== WHAT YOU HAVE TO DO ==
Omit the pictures and print exactly the lines of the listing below, starting at the first and ending at the line containing "-21.4, -20, -20];".

== RAW DATA ==
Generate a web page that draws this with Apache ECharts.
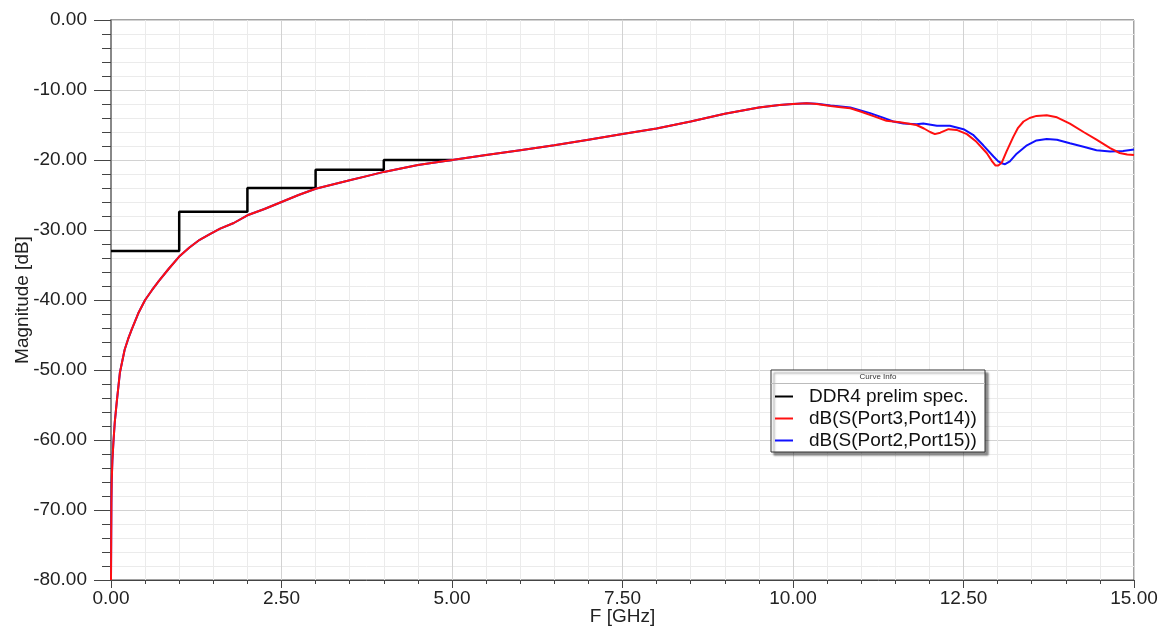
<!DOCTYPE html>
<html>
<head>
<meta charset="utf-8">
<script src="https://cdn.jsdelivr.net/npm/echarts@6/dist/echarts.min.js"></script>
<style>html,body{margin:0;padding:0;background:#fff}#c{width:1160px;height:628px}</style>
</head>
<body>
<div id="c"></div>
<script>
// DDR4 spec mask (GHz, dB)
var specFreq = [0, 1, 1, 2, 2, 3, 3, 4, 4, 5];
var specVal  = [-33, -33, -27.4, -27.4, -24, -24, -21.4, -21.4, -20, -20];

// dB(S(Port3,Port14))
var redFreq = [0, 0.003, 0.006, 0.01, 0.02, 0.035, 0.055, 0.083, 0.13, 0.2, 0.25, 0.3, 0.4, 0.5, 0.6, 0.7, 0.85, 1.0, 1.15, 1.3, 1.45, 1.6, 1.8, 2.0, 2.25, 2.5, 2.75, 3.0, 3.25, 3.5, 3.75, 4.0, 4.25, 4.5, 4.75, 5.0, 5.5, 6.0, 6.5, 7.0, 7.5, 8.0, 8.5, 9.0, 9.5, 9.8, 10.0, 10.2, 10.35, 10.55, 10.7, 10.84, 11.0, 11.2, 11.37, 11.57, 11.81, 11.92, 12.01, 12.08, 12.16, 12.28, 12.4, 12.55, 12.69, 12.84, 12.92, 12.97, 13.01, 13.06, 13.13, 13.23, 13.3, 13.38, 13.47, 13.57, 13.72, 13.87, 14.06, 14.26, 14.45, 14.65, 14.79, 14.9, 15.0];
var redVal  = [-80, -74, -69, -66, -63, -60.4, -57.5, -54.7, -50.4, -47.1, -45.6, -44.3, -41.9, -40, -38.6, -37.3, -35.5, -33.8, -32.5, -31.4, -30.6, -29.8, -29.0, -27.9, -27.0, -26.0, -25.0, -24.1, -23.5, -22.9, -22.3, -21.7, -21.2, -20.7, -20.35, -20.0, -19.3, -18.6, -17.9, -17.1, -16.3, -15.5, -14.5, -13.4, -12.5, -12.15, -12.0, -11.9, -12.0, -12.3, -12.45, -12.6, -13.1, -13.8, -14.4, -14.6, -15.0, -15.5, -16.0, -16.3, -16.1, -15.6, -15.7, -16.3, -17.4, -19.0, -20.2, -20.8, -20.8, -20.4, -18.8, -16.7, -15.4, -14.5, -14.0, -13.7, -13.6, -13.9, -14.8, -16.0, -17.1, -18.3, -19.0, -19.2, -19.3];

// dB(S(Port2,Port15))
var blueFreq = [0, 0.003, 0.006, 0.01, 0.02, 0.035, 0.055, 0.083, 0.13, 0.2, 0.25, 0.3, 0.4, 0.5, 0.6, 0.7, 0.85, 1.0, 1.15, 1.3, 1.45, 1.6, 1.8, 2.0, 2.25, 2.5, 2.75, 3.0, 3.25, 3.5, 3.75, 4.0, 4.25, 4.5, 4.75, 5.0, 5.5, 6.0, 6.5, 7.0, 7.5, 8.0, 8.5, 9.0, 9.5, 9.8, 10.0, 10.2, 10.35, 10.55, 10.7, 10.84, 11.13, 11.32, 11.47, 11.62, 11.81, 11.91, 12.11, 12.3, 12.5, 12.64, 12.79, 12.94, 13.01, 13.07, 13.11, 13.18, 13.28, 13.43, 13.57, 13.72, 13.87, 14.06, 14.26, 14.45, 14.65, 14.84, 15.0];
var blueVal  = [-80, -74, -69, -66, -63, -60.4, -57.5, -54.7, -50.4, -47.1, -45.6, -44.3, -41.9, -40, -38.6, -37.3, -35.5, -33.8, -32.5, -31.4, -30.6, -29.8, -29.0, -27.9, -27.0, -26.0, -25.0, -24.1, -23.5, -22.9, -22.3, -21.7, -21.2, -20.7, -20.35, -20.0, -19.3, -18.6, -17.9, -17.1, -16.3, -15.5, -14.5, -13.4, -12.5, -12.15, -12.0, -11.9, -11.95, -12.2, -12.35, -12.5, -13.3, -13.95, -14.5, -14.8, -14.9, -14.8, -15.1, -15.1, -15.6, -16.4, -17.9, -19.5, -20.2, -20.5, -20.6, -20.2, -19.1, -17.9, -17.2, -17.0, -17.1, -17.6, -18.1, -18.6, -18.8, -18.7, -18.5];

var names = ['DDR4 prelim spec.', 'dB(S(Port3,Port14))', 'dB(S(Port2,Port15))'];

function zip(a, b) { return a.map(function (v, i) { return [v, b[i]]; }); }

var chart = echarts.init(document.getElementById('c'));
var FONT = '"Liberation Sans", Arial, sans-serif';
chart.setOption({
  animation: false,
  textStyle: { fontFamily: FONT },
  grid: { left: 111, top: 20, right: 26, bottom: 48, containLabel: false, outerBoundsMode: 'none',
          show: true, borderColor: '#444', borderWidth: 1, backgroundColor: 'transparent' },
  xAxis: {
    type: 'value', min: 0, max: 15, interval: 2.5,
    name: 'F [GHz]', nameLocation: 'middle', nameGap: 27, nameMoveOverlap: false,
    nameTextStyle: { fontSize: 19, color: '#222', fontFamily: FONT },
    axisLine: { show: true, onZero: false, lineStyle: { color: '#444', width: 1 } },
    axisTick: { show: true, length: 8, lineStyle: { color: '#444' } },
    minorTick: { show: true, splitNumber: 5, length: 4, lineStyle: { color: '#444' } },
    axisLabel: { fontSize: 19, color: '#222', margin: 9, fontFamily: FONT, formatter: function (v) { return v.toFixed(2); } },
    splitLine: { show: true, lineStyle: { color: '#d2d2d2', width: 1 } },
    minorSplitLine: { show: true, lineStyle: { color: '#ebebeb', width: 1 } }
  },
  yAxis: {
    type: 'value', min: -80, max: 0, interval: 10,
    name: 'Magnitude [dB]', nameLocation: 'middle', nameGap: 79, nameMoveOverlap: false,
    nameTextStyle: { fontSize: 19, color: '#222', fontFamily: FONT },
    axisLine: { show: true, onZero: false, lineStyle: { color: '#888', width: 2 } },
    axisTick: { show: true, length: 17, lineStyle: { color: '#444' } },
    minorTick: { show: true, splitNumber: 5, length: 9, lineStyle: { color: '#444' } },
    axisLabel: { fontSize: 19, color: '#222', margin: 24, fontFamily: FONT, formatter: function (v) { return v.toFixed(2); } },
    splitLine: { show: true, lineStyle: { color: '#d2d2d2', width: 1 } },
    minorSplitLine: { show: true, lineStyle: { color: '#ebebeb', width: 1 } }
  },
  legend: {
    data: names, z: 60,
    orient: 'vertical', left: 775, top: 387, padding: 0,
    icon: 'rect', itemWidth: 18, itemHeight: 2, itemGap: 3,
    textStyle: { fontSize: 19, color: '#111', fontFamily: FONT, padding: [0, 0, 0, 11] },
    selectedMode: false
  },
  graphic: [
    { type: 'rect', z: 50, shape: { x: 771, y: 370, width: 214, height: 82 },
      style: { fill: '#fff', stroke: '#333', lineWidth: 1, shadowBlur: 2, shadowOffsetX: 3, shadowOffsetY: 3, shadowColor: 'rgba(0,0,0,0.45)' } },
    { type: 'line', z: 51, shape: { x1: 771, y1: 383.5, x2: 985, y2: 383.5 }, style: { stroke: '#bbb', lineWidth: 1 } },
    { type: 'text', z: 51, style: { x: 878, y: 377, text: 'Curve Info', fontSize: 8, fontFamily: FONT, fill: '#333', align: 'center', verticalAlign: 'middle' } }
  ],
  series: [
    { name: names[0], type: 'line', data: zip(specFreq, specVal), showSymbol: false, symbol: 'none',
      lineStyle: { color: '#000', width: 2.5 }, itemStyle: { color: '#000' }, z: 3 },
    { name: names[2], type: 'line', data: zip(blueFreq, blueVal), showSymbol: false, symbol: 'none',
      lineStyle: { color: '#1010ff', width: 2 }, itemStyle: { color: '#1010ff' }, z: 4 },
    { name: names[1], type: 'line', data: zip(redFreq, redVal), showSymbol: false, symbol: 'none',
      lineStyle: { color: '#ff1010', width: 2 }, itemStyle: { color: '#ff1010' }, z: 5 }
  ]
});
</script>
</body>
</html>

== FINISHED EXERCISE ==
Generate a web page that draws this with Apache ECharts.
<!DOCTYPE html>
<html>
<head>
<meta charset="utf-8">
<script src="https://cdn.jsdelivr.net/npm/echarts@6/dist/echarts.min.js"></script>
<style>html,body{margin:0;padding:0;background:#fff}#c{width:1160px;height:628px}</style>
</head>
<body>
<div id="c"></div>
<script>
// DDR4 spec mask (GHz, dB)
var specFreq = [0, 1, 1, 2, 2, 3, 3, 4, 4, 5];
var specVal  = [-33, -33, -27.4, -27.4, -24, -24, -21.4, -21.4, -20, -20];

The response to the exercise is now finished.